*Exercise description:* In your copy, leave out the pictures; write out all the data exactly.

-- Begin --

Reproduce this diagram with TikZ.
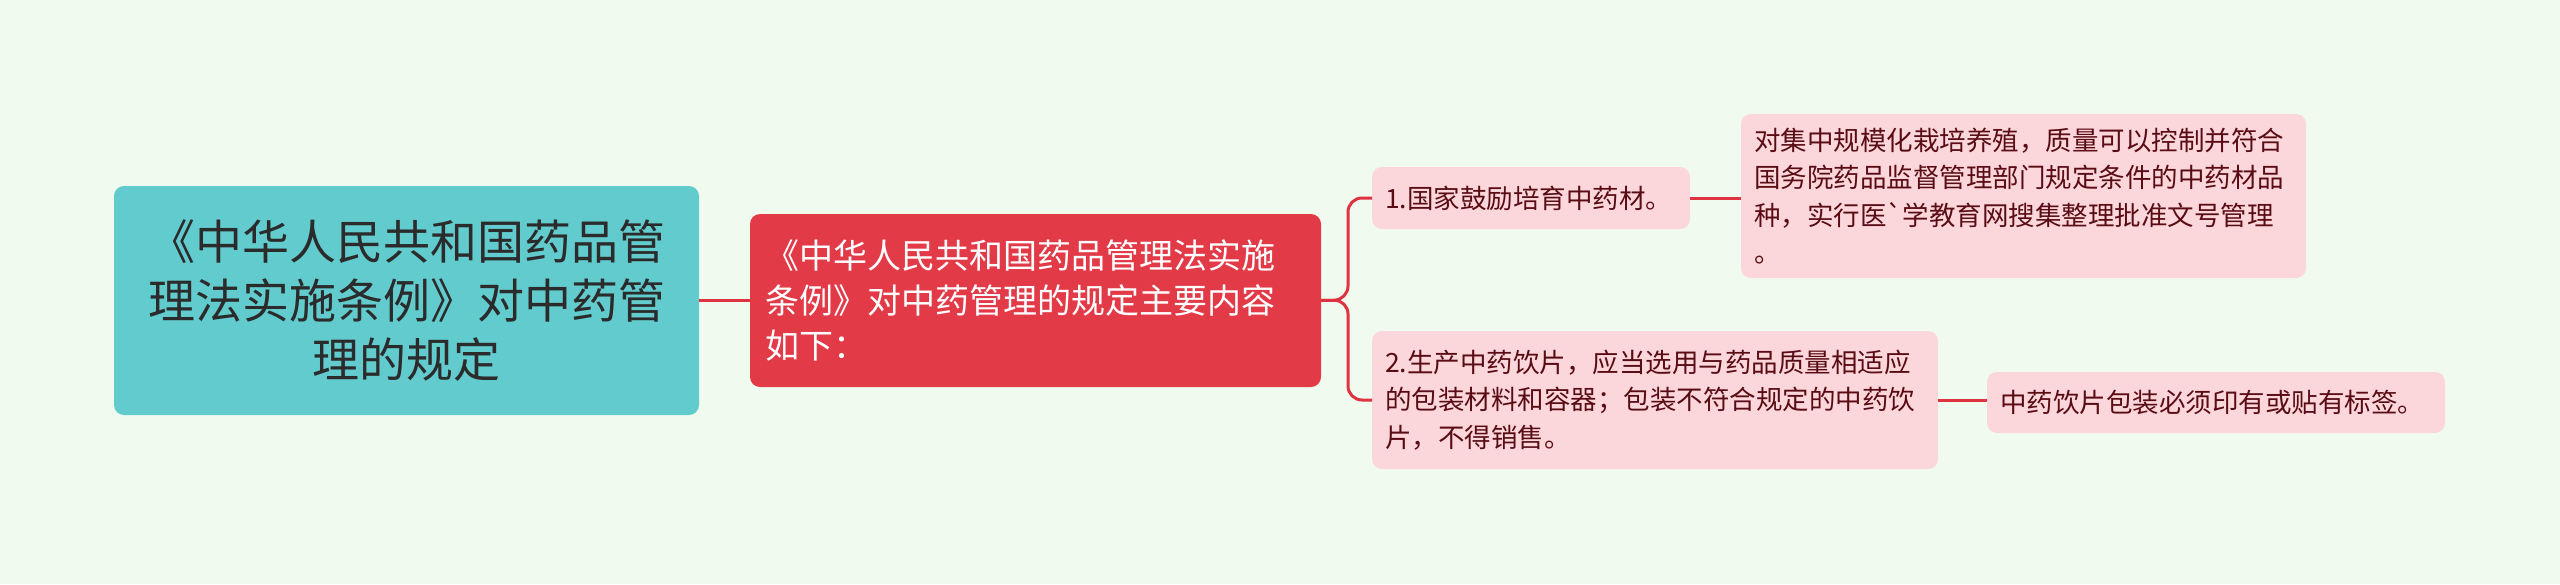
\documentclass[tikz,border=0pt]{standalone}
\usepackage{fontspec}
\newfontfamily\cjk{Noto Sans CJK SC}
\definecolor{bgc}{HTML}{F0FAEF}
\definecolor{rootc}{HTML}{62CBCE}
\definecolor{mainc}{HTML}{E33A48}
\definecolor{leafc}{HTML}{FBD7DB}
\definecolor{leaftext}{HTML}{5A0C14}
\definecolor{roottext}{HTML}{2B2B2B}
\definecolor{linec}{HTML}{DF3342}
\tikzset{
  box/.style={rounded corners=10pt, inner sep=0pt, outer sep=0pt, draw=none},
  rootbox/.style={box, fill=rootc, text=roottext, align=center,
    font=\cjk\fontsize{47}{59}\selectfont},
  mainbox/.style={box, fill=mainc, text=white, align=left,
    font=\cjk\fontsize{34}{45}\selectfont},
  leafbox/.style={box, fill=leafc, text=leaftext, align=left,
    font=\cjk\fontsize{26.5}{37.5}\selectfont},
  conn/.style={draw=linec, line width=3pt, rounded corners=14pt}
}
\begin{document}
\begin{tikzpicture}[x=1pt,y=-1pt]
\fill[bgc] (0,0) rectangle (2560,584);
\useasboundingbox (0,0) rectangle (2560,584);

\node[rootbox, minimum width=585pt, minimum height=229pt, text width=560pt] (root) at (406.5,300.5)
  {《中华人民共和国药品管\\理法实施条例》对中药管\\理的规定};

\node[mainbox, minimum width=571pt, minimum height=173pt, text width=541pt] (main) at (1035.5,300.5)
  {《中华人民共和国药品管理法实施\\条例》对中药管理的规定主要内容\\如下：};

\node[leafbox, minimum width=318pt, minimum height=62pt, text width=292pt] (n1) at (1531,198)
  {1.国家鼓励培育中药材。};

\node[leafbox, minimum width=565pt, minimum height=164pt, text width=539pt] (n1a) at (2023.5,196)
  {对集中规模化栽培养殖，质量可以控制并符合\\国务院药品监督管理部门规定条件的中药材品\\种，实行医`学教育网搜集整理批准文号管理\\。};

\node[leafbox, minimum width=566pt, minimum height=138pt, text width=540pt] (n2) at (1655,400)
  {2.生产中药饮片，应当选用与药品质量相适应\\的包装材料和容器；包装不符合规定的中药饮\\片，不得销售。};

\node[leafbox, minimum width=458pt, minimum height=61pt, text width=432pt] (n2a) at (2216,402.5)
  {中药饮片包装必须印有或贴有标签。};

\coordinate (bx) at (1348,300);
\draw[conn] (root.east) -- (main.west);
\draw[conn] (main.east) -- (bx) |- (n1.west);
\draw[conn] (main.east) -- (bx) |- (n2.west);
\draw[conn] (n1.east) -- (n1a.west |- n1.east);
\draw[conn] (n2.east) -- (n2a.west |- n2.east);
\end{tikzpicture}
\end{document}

-- End --

*Solution to the problem:*
Reproduce this diagram with TikZ.
\documentclass[tikz,border=0pt]{standalone}
\usepackage{fontspec}
\newfontfamily\cjk{Noto Sans CJK SC}
\definecolor{bgc}{HTML}{F0FAEF}
\definecolor{rootc}{HTML}{62CBCE}
\definecolor{mainc}{HTML}{E33A48}
\definecolor{leafc}{HTML}{FBD7DB}
\definecolor{leaftext}{HTML}{5A0C14}
\definecolor{roottext}{HTML}{2B2B2B}
\definecolor{linec}{HTML}{DF3342}
\tikzset{
  box/.style={rounded corners=10pt, inner sep=0pt, outer sep=0pt, draw=none},
  rootbox/.style={box, fill=rootc, text=roottext, align=center,
    font=\cjk\fontsize{47}{59}\selectfont},
  mainbox/.style={box, fill=mainc, text=white, align=left,
    font=\cjk\fontsize{34}{45}\selectfont},
  leafbox/.style={box, fill=leafc, text=leaftext, align=left,
    font=\cjk\fontsize{26.5}{37.5}\selectfont},
  conn/.style={draw=linec, line width=3pt, rounded corners=14pt}
}
\begin{document}
\begin{tikzpicture}[x=1pt,y=-1pt]
\fill[bgc] (0,0) rectangle (2560,584);
\useasboundingbox (0,0) rectangle (2560,584);

\node[rootbox, minimum width=585pt, minimum height=229pt, text width=560pt] (root) at (406.5,300.5)
  {《中华人民共和国药品管\\理法实施条例》对中药管\\理的规定};

\node[mainbox, minimum width=571pt, minimum height=173pt, text width=541pt] (main) at (1035.5,300.5)
  {《中华人民共和国药品管理法实施\\条例》对中药管理的规定主要内容\\如下：};

\node[leafbox, minimum width=318pt, minimum height=62pt, text width=292pt] (n1) at (1531,198)
  {1.国家鼓励培育中药材。};

\node[leafbox, minimum width=565pt, minimum height=164pt, text width=539pt] (n1a) at (2023.5,196)
  {对集中规模化栽培养殖，质量可以控制并符合\\国务院药品监督管理部门规定条件的中药材品\\种，实行医`学教育网搜集整理批准文号管理\\。};

\node[leafbox, minimum width=566pt, minimum height=138pt, text width=540pt] (n2) at (1655,400)
  {2.生产中药饮片，应当选用与药品质量相适应\\的包装材料和容器；包装不符合规定的中药饮\\片，不得销售。};

\node[leafbox, minimum width=458pt, minimum height=61pt, text width=432pt] (n2a) at (2216,402.5)
  {中药饮片包装必须印有或贴有标签。};

\coordinate (bx) at (1348,300);
\draw[conn] (root.east) -- (main.west);
\draw[conn] (main.east) -- (bx) |- (n1.west);
\draw[conn] (main.east) -- (bx) |- (n2.west);
\draw[conn] (n1.east) -- (n1a.west |- n1.east);
\draw[conn] (n2.east) -- (n2a.west |- n2.east);
\end{tikzpicture}
\end{document}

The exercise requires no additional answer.